> _Source excerpt_:
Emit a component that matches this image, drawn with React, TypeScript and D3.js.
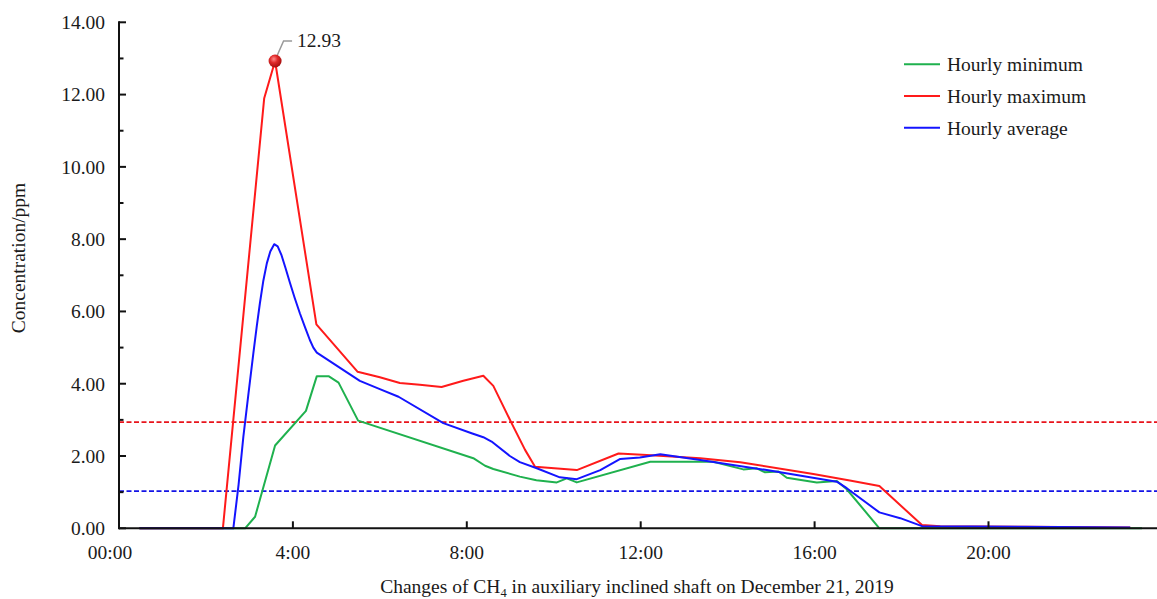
import React from "react";
import * as d3 from "d3";

// ---- data (time in decimal hours, concentration in ppm) ----
const minHours = [0.47, 2.9, 3.13, 3.59, 4.3, 4.55, 4.82, 5.05, 5.5, 8.15, 8.42, 8.61, 9.22, 9.6, 10.07, 10.3, 10.53, 12.22, 13.67, 14.36, 14.67, 14.86, 15.17, 15.36, 16.05, 16.51, 16.74, 17.49, 23.53];
const minValues = [0, 0, 0.32, 2.29, 3.25, 4.21, 4.21, 4.03, 2.98, 1.94, 1.73, 1.64, 1.43, 1.33, 1.27, 1.38, 1.27, 1.84, 1.84, 1.63, 1.66, 1.55, 1.57, 1.4, 1.27, 1.31, 1.08, 0, 0];

const maxHours = [0.47, 2.39, 3.34, 3.59, 4.54, 5.49, 6.0, 6.46, 6.92, 7.42, 7.92, 8.38, 8.61, 9.03, 9.34, 9.57, 10.53, 11.49, 12.14, 13.37, 14.29, 15.97, 16.81, 17.49, 18.47, 18.89, 20.88, 23.26];
const maxValues = [0, 0, 11.9, 12.93, 5.64, 4.33, 4.18, 4.02, 3.97, 3.91, 4.08, 4.22, 3.94, 2.91, 2.17, 1.7, 1.61, 2.07, 2.03, 1.94, 1.83, 1.5, 1.32, 1.17, 0.09, 0.06, 0.04, 0.02];

const avgHours = [0.47, 2.63, 2.75, 2.86, 2.98, 3.09, 3.17, 3.24, 3.32, 3.4, 3.48, 3.57, 3.65, 3.74, 3.83, 3.93, 4.04, 4.16, 4.28, 4.39, 4.47, 4.55, 5.54, 6.0, 6.43, 7.46, 8.11, 8.38, 8.57, 8.99, 9.22, 9.61, 10.14, 10.53, 11.07, 11.53, 11.98, 12.45, 13.37, 14.9, 16.51, 16.74, 17.49, 17.97, 18.47, 23.26];
const avgValues = [0, 0, 1.2, 2.53, 3.75, 4.84, 5.6, 6.22, 6.85, 7.33, 7.66, 7.86, 7.8, 7.55, 7.2, 6.8, 6.38, 5.95, 5.56, 5.21, 5.0, 4.86, 4.08, 3.85, 3.64, 2.91, 2.63, 2.52, 2.4, 2.0, 1.83, 1.66, 1.41, 1.36, 1.61, 1.92, 1.96, 2.05, 1.89, 1.61, 1.29, 1.11, 0.44, 0.28, 0.06, 0.02];

const maxLimit = 2.94;
const avgLimit = 1.03;

const xTickHours = [0, 4, 8, 12, 16, 20];
const xTickLabels = ["00:00", "4:00", "8:00", "12:00", "16:00", "20:00"];
const yMajorTicks = [0, 2, 4, 6, 8, 10, 12, 14];
const yMinorTicks = [1, 3, 5, 7, 9, 11, 13];

const seriesNames = ["Hourly minimum", "Hourly maximum", "Hourly average"];
const seriesColors = ["#1fb14e", "#ff1a1a", "#1414ff"];

const FONT = "'Liberation Serif', 'DejaVu Serif', 'Times New Roman', serif";
const TEXT = "#1a1a1a";

export default function App() {
  const W = 1157, H = 599;
  const x = d3.scaleLinear().domain([0, 24]).range([119, 1162.4]);
  const y = d3.scaleLinear().domain([0, 14]).range([528.3, 22.3]);

  const toPts = (hs: number[], vs: number[]) => hs.map((h, i) => [h, vs[i]] as [number, number]);
  const series = [toPts(minHours, minValues), toPts(maxHours, maxValues), toPts(avgHours, avgValues)];
  const line = d3.line<[number, number]>().x(d => x(d[0])).y(d => y(d[1]));

  const peakIdx = d3.maxIndex(maxValues);
  const px = x(maxHours[peakIdx]);
  const py = y(maxValues[peakIdx]);

  const fs = 19.5;
  const ts: React.CSSProperties = { fontFamily: FONT };

  return (
    <svg width={W} height={H} style={{ position: "absolute", left: 0, top: 0, background: "#fff", fontFamily: FONT }}>
      <defs>
        <radialGradient id="ball" cx="40%" cy="35%" r="65%">
          <stop offset="0%" stopColor="#ff8a8a" />
          <stop offset="45%" stopColor="#e02a2a" />
          <stop offset="100%" stopColor="#a50d0d" />
        </radialGradient>
      </defs>

      {/* threshold dashed lines */}
      <line x1={x(0)} x2={W} y1={y(maxLimit)} y2={y(maxLimit)} stroke="#e8141c" strokeWidth={1.8} strokeDasharray="5,2.5" />
      <line x1={x(0)} x2={W} y1={y(avgLimit)} y2={y(avgLimit)} stroke="#1414e6" strokeWidth={1.8} strokeDasharray="5,2.5" />

      {/* series */}
      {series.map((s, i) => (
        <path key={i} d={line(s) || ""} fill="none" stroke={seriesColors[i]} strokeWidth={2} strokeLinejoin="round" />
      ))}

      {/* axes */}
      <line x1={x(0)} x2={W} y1={y(0)} y2={y(0)} stroke="#111" strokeWidth={2} />
      <line x1={x(0)} x2={x(0)} y1={y(0) + 1} y2={y(14) - 1} stroke="#111" strokeWidth={2} />
      {yMajorTicks.map(t => (
        <g key={"ym" + t}>
          <line x1={x(0)} x2={x(0) + 7} y1={y(t)} y2={y(t)} stroke="#111" strokeWidth={2} />
          <text x={105} y={y(t)} dy="0.35em" textAnchor="end" fontSize={fs} fill={TEXT} style={ts}>{t.toFixed(2)}</text>
        </g>
      ))}
      {yMinorTicks.map(t => (
        <line key={"yn" + t} x1={x(0)} x2={x(0) + 4.5} y1={y(t)} y2={y(t)} stroke="#111" strokeWidth={2} />
      ))}
      {xTickHours.map((h, i) => (
        <g key={"x" + h}>
          {h > 0 && <line x1={x(h)} x2={x(h)} y1={y(0)} y2={y(0) - 7} stroke="#111" strokeWidth={2} />}
          <text x={x(h) + (h === 0 ? -9 : 0)} y={559} textAnchor="middle" fontSize={fs} fill={TEXT} style={ts}>{xTickLabels[i]}</text>
        </g>
      ))}

      {/* axis titles */}
      <text transform="translate(25,258) rotate(-90)" textAnchor="middle" fontSize={fs} fill={TEXT} style={ts}>Concentration/ppm</text>
      <text x={637} y={593} textAnchor="middle" fontSize={fs} fill={TEXT} style={ts}>
        Changes of CH<tspan fontSize={12.5} dy={4}>4</tspan><tspan dy={-4}> in auxiliary inclined shaft on December 21, 2019</tspan>
      </text>

      {/* peak annotation */}
      <polyline points={`${px + 1},${py - 3} ${px + 8.5},${py - 20} ${px + 17},${py - 20}`} fill="none" stroke="#999" strokeWidth={1.5} />
      <circle cx={px} cy={py} r={6.5} fill="url(#ball)" />
      <text x={px + 22} y={py - 14} fontSize={fs} fill={TEXT} style={ts}>{maxValues[peakIdx].toFixed(2)}</text>

      {/* legend */}
      {seriesNames.map((n, i) => {
        const ly = 64.3 + i * 31.7;
        return (
          <g key={n}>
            <line x1={904} x2={940} y1={ly} y2={ly} stroke={seriesColors[i]} strokeWidth={2} />
            <text x={947} y={ly} dy="0.35em" fontSize={fs} fill={TEXT} style={ts}>{n}</text>
          </g>
        );
      })}
    </svg>
  );
}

> _Goal_:
From the top of the listing above, repeat each line exactly until you reach the line containing "import * as", and repeat that one too. Leave the pictures out.

> _Completed task_:
Emit a component that matches this image, drawn with React, TypeScript and D3.js.
import React from "react";
import * as d3 from "d3";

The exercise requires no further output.